PROBLEM STATEMENT. Write out each line exactly as it stands, please.

———

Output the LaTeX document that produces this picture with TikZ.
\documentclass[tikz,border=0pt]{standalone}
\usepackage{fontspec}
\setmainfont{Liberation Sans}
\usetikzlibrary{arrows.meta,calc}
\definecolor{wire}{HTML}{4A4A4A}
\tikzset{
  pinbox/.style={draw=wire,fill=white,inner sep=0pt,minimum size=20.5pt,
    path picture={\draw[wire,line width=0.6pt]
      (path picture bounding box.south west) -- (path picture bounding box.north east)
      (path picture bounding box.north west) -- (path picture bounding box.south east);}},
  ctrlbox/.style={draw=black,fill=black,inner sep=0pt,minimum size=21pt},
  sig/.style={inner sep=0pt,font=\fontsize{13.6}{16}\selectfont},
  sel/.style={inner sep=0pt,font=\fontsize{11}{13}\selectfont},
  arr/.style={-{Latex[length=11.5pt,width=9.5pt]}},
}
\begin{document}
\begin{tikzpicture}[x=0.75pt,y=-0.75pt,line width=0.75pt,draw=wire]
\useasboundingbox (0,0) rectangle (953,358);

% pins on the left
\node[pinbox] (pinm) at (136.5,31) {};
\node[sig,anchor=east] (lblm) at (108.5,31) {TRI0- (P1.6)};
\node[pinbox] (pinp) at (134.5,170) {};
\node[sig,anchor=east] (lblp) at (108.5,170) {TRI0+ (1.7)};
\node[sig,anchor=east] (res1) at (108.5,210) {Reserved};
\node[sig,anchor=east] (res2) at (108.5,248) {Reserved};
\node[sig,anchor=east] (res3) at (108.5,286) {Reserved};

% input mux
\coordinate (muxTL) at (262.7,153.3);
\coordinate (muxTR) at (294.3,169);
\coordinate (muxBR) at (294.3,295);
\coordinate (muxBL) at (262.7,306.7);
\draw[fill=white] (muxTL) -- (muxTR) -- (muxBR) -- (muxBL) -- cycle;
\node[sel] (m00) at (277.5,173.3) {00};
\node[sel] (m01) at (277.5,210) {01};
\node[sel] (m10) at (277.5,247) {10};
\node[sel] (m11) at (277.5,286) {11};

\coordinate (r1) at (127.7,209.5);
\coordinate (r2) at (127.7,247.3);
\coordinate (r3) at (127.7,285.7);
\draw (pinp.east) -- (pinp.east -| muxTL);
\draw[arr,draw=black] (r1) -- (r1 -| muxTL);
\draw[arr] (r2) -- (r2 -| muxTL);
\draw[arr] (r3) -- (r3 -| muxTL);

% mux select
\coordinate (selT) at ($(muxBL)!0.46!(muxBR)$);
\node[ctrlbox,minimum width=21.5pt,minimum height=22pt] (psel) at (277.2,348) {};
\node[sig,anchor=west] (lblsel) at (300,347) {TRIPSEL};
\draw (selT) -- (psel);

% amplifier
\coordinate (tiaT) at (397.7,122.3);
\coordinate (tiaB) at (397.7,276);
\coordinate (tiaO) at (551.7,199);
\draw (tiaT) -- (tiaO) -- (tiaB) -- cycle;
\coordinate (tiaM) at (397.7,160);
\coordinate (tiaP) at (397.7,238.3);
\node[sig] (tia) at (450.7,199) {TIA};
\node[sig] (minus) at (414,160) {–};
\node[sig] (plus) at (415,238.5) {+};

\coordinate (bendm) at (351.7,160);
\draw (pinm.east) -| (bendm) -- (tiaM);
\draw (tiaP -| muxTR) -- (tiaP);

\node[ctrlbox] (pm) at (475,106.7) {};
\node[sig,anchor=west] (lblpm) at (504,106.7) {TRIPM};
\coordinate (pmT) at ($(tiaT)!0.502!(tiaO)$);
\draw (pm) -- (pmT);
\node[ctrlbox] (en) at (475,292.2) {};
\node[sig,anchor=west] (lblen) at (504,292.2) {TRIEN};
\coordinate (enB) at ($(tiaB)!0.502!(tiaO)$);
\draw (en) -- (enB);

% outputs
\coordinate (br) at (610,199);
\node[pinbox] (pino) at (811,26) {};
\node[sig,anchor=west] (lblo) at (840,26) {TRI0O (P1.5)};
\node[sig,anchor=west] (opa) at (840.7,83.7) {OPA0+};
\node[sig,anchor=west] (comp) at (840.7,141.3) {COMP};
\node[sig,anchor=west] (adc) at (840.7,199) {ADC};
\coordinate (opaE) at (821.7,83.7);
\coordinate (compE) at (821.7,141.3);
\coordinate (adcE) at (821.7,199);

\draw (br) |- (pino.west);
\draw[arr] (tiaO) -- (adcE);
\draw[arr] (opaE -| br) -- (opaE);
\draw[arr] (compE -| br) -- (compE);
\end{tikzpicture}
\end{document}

———

TASK OUTPUT.
Output the LaTeX document that produces this picture with TikZ.
\documentclass[tikz,border=0pt]{standalone}
\usepackage{fontspec}
\setmainfont{Liberation Sans}
\usetikzlibrary{arrows.meta,calc}
\definecolor{wire}{HTML}{4A4A4A}
\tikzset{
  pinbox/.style={draw=wire,fill=white,inner sep=0pt,minimum size=20.5pt,
    path picture={\draw[wire,line width=0.6pt]
      (path picture bounding box.south west) -- (path picture bounding box.north east)
      (path picture bounding box.north west) -- (path picture bounding box.south east);}},
  ctrlbox/.style={draw=black,fill=black,inner sep=0pt,minimum size=21pt},
  sig/.style={inner sep=0pt,font=\fontsize{13.6}{16}\selectfont},
  sel/.style={inner sep=0pt,font=\fontsize{11}{13}\selectfont},
  arr/.style={-{Latex[length=11.5pt,width=9.5pt]}},
}
\begin{document}
\begin{tikzpicture}[x=0.75pt,y=-0.75pt,line width=0.75pt,draw=wire]
\useasboundingbox (0,0) rectangle (953,358);

% pins on the left
\node[pinbox] (pinm) at (136.5,31) {};
\node[sig,anchor=east] (lblm) at (108.5,31) {TRI0- (P1.6)};
\node[pinbox] (pinp) at (134.5,170) {};
\node[sig,anchor=east] (lblp) at (108.5,170) {TRI0+ (1.7)};
\node[sig,anchor=east] (res1) at (108.5,210) {Reserved};
\node[sig,anchor=east] (res2) at (108.5,248) {Reserved};
\node[sig,anchor=east] (res3) at (108.5,286) {Reserved};

% input mux
\coordinate (muxTL) at (262.7,153.3);
\coordinate (muxTR) at (294.3,169);
\coordinate (muxBR) at (294.3,295);
\coordinate (muxBL) at (262.7,306.7);
\draw[fill=white] (muxTL) -- (muxTR) -- (muxBR) -- (muxBL) -- cycle;
\node[sel] (m00) at (277.5,173.3) {00};
\node[sel] (m01) at (277.5,210) {01};
\node[sel] (m10) at (277.5,247) {10};
\node[sel] (m11) at (277.5,286) {11};

\coordinate (r1) at (127.7,209.5);
\coordinate (r2) at (127.7,247.3);
\coordinate (r3) at (127.7,285.7);
\draw (pinp.east) -- (pinp.east -| muxTL);
\draw[arr,draw=black] (r1) -- (r1 -| muxTL);
\draw[arr] (r2) -- (r2 -| muxTL);
\draw[arr] (r3) -- (r3 -| muxTL);

% mux select
\coordinate (selT) at ($(muxBL)!0.46!(muxBR)$);
\node[ctrlbox,minimum width=21.5pt,minimum height=22pt] (psel) at (277.2,348) {};
\node[sig,anchor=west] (lblsel) at (300,347) {TRIPSEL};
\draw (selT) -- (psel);

% amplifier
\coordinate (tiaT) at (397.7,122.3);
\coordinate (tiaB) at (397.7,276);
\coordinate (tiaO) at (551.7,199);
\draw (tiaT) -- (tiaO) -- (tiaB) -- cycle;
\coordinate (tiaM) at (397.7,160);
\coordinate (tiaP) at (397.7,238.3);
\node[sig] (tia) at (450.7,199) {TIA};
\node[sig] (minus) at (414,160) {–};
\node[sig] (plus) at (415,238.5) {+};

\coordinate (bendm) at (351.7,160);
\draw (pinm.east) -| (bendm) -- (tiaM);
\draw (tiaP -| muxTR) -- (tiaP);

\node[ctrlbox] (pm) at (475,106.7) {};
\node[sig,anchor=west] (lblpm) at (504,106.7) {TRIPM};
\coordinate (pmT) at ($(tiaT)!0.502!(tiaO)$);
\draw (pm) -- (pmT);
\node[ctrlbox] (en) at (475,292.2) {};
\node[sig,anchor=west] (lblen) at (504,292.2) {TRIEN};
\coordinate (enB) at ($(tiaB)!0.502!(tiaO)$);
\draw (en) -- (enB);

% outputs
\coordinate (br) at (610,199);
\node[pinbox] (pino) at (811,26) {};
\node[sig,anchor=west] (lblo) at (840,26) {TRI0O (P1.5)};
\node[sig,anchor=west] (opa) at (840.7,83.7) {OPA0+};
\node[sig,anchor=west] (comp) at (840.7,141.3) {COMP};
\node[sig,anchor=west] (adc) at (840.7,199) {ADC};
\coordinate (opaE) at (821.7,83.7);
\coordinate (compE) at (821.7,141.3);
\coordinate (adcE) at (821.7,199);

\draw (br) |- (pino.west);
\draw[arr] (tiaO) -- (adcE);
\draw[arr] (opaE -| br) -- (opaE);
\draw[arr] (compE -| br) -- (compE);
\end{tikzpicture}
\end{document}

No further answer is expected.